Exercise aim = From the entries below, reproduce exactly the line containing "Write a LaTeX", the line containing "(forn) at (124,513)", and every line in between, with nothing added.

Task inputs =

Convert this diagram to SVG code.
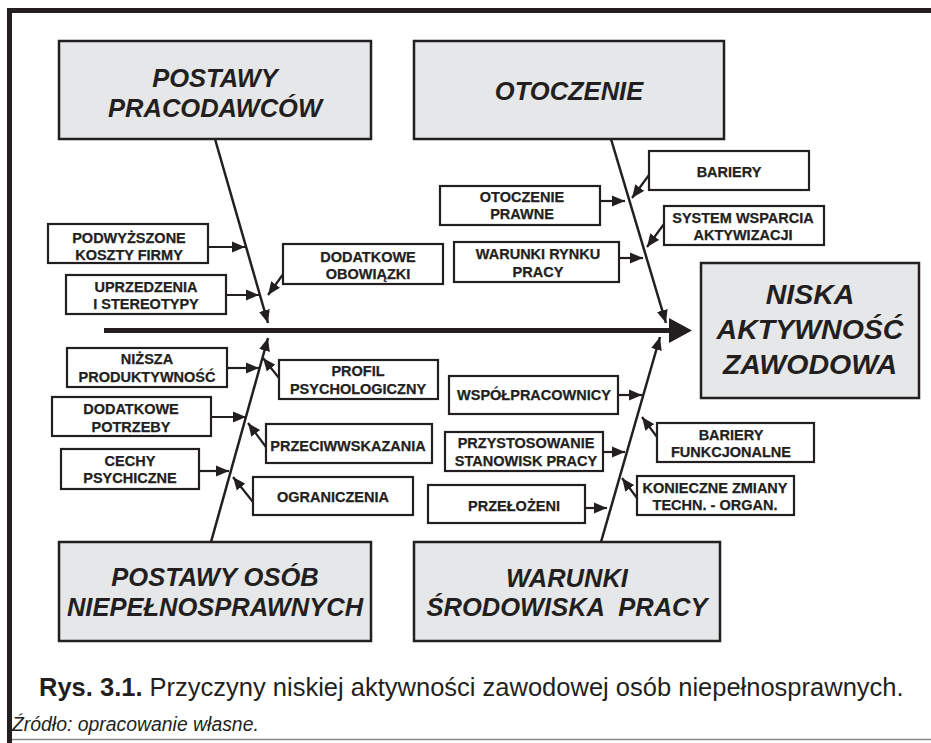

---

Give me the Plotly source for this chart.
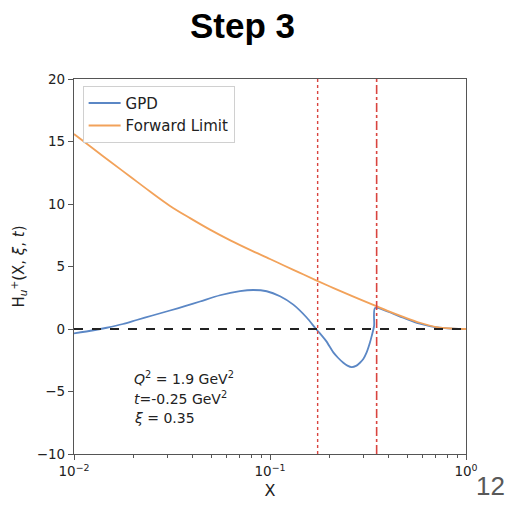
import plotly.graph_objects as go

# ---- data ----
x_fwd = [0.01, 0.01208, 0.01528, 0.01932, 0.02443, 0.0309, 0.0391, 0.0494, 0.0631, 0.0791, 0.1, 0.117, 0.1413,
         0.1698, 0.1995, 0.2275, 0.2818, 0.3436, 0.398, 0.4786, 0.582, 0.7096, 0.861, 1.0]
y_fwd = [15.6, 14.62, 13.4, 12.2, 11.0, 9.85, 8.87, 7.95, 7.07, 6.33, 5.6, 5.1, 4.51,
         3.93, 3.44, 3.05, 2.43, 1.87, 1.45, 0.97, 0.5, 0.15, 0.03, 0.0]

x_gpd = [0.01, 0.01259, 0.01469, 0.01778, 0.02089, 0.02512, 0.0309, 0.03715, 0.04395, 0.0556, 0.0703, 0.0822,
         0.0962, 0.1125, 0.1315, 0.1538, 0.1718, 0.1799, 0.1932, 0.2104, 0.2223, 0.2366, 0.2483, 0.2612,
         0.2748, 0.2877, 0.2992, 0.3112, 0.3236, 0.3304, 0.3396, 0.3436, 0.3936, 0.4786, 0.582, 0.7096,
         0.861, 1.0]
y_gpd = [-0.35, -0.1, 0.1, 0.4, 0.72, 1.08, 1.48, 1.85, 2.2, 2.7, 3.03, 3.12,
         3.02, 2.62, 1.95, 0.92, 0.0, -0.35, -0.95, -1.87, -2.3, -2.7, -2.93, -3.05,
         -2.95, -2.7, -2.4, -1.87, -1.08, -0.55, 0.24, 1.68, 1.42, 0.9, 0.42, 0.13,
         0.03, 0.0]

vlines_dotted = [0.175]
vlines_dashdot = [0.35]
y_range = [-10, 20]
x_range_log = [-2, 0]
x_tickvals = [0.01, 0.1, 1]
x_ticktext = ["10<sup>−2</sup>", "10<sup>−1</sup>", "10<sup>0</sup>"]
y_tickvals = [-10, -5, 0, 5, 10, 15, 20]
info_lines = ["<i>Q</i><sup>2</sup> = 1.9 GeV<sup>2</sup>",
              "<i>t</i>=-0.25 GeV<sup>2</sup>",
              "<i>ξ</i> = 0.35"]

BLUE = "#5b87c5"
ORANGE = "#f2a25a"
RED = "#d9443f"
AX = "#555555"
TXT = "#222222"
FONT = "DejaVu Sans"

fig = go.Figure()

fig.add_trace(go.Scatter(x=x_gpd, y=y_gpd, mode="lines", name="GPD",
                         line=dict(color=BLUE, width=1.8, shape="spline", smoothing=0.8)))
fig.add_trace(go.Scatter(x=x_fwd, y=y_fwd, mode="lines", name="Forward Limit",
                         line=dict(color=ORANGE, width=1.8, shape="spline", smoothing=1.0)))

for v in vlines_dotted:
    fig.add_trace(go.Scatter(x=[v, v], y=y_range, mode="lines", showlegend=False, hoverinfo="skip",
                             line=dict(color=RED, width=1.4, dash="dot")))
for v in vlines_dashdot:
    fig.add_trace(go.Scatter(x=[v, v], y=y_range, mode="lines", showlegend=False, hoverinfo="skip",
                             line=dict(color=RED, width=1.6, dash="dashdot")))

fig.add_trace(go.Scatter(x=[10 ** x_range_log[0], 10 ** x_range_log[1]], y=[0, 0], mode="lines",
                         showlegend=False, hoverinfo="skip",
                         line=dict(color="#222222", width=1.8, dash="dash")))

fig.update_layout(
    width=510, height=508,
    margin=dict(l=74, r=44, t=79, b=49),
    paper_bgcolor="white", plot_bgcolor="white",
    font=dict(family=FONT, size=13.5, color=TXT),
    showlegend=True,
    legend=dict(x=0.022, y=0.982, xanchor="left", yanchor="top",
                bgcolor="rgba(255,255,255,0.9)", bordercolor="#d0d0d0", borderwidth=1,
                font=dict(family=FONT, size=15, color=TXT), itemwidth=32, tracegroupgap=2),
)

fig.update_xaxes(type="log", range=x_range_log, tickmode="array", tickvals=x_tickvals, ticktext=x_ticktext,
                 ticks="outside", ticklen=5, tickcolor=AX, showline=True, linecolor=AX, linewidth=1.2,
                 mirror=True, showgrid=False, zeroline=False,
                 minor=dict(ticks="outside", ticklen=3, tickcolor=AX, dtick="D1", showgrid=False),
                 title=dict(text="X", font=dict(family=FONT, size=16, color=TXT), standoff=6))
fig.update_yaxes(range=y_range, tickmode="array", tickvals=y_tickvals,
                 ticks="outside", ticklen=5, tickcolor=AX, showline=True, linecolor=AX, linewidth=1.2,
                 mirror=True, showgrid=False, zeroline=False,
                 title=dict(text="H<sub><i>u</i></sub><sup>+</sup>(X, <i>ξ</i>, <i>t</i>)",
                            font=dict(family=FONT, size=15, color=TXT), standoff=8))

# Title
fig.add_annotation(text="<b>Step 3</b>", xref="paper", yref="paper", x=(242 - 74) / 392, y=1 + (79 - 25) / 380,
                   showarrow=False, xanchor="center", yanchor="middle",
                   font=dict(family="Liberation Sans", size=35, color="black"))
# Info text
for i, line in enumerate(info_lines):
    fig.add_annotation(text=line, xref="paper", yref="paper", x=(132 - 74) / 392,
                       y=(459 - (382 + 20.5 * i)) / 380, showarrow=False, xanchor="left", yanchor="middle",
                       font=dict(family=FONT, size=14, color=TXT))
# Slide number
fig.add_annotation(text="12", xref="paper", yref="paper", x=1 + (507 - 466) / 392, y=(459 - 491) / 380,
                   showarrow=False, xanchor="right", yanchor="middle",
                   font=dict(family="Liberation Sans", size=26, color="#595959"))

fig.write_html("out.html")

--

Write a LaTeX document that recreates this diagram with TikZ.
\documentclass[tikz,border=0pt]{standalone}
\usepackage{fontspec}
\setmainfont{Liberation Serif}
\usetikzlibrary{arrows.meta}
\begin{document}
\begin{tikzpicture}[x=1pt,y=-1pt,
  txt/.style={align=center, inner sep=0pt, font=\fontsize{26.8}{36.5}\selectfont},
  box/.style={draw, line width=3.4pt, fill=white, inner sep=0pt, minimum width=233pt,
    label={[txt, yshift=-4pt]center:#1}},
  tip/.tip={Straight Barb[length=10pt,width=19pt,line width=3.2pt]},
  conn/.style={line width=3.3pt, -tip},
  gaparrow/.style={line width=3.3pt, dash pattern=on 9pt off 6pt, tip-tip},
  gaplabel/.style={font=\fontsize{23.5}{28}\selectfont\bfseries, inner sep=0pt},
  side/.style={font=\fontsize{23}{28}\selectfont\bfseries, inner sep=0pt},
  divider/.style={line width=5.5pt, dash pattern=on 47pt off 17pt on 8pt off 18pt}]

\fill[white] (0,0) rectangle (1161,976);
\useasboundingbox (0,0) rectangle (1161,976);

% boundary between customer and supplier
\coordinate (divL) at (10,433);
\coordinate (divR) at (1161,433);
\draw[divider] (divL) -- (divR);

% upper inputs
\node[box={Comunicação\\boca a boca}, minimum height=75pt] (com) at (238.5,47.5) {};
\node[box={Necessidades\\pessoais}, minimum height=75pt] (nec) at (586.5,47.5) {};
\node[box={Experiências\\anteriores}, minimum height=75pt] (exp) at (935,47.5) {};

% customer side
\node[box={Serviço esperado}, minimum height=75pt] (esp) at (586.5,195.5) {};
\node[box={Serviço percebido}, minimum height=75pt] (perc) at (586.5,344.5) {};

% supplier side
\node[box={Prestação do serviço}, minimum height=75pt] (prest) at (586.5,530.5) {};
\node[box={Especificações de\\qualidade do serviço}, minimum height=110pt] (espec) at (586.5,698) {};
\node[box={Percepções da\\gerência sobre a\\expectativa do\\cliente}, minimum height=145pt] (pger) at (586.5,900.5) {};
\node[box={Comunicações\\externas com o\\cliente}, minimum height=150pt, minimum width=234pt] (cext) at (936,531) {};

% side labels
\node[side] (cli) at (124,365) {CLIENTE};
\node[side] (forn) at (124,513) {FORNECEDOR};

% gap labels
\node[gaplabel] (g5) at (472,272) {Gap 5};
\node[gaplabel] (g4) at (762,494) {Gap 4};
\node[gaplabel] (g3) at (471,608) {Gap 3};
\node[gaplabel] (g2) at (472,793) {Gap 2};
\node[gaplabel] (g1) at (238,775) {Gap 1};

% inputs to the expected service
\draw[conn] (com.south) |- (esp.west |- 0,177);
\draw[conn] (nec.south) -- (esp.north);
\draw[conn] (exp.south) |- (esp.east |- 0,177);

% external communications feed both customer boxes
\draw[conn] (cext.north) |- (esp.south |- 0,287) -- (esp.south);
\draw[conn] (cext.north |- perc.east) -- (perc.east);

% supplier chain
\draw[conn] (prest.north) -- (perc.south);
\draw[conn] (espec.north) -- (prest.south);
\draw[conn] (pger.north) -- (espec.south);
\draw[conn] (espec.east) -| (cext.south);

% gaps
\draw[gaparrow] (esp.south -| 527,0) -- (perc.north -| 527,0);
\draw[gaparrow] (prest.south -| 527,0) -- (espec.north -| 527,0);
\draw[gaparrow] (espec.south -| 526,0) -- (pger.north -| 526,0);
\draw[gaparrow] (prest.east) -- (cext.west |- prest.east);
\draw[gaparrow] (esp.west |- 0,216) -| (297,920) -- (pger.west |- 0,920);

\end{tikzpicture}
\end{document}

Answer to this problem =
Write a LaTeX document that recreates this diagram with TikZ.
\documentclass[tikz,border=0pt]{standalone}
\usepackage{fontspec}
\setmainfont{Liberation Serif}
\usetikzlibrary{arrows.meta}
\begin{document}
\begin{tikzpicture}[x=1pt,y=-1pt,
  txt/.style={align=center, inner sep=0pt, font=\fontsize{26.8}{36.5}\selectfont},
  box/.style={draw, line width=3.4pt, fill=white, inner sep=0pt, minimum width=233pt,
    label={[txt, yshift=-4pt]center:#1}},
  tip/.tip={Straight Barb[length=10pt,width=19pt,line width=3.2pt]},
  conn/.style={line width=3.3pt, -tip},
  gaparrow/.style={line width=3.3pt, dash pattern=on 9pt off 6pt, tip-tip},
  gaplabel/.style={font=\fontsize{23.5}{28}\selectfont\bfseries, inner sep=0pt},
  side/.style={font=\fontsize{23}{28}\selectfont\bfseries, inner sep=0pt},
  divider/.style={line width=5.5pt, dash pattern=on 47pt off 17pt on 8pt off 18pt}]

\fill[white] (0,0) rectangle (1161,976);
\useasboundingbox (0,0) rectangle (1161,976);

% boundary between customer and supplier
\coordinate (divL) at (10,433);
\coordinate (divR) at (1161,433);
\draw[divider] (divL) -- (divR);

% upper inputs
\node[box={Comunicação\\boca a boca}, minimum height=75pt] (com) at (238.5,47.5) {};
\node[box={Necessidades\\pessoais}, minimum height=75pt] (nec) at (586.5,47.5) {};
\node[box={Experiências\\anteriores}, minimum height=75pt] (exp) at (935,47.5) {};

% customer side
\node[box={Serviço esperado}, minimum height=75pt] (esp) at (586.5,195.5) {};
\node[box={Serviço percebido}, minimum height=75pt] (perc) at (586.5,344.5) {};

% supplier side
\node[box={Prestação do serviço}, minimum height=75pt] (prest) at (586.5,530.5) {};
\node[box={Especificações de\\qualidade do serviço}, minimum height=110pt] (espec) at (586.5,698) {};
\node[box={Percepções da\\gerência sobre a\\expectativa do\\cliente}, minimum height=145pt] (pger) at (586.5,900.5) {};
\node[box={Comunicações\\externas com o\\cliente}, minimum height=150pt, minimum width=234pt] (cext) at (936,531) {};

% side labels
\node[side] (cli) at (124,365) {CLIENTE};
\node[side] (forn) at (124,513) {FORNECEDOR};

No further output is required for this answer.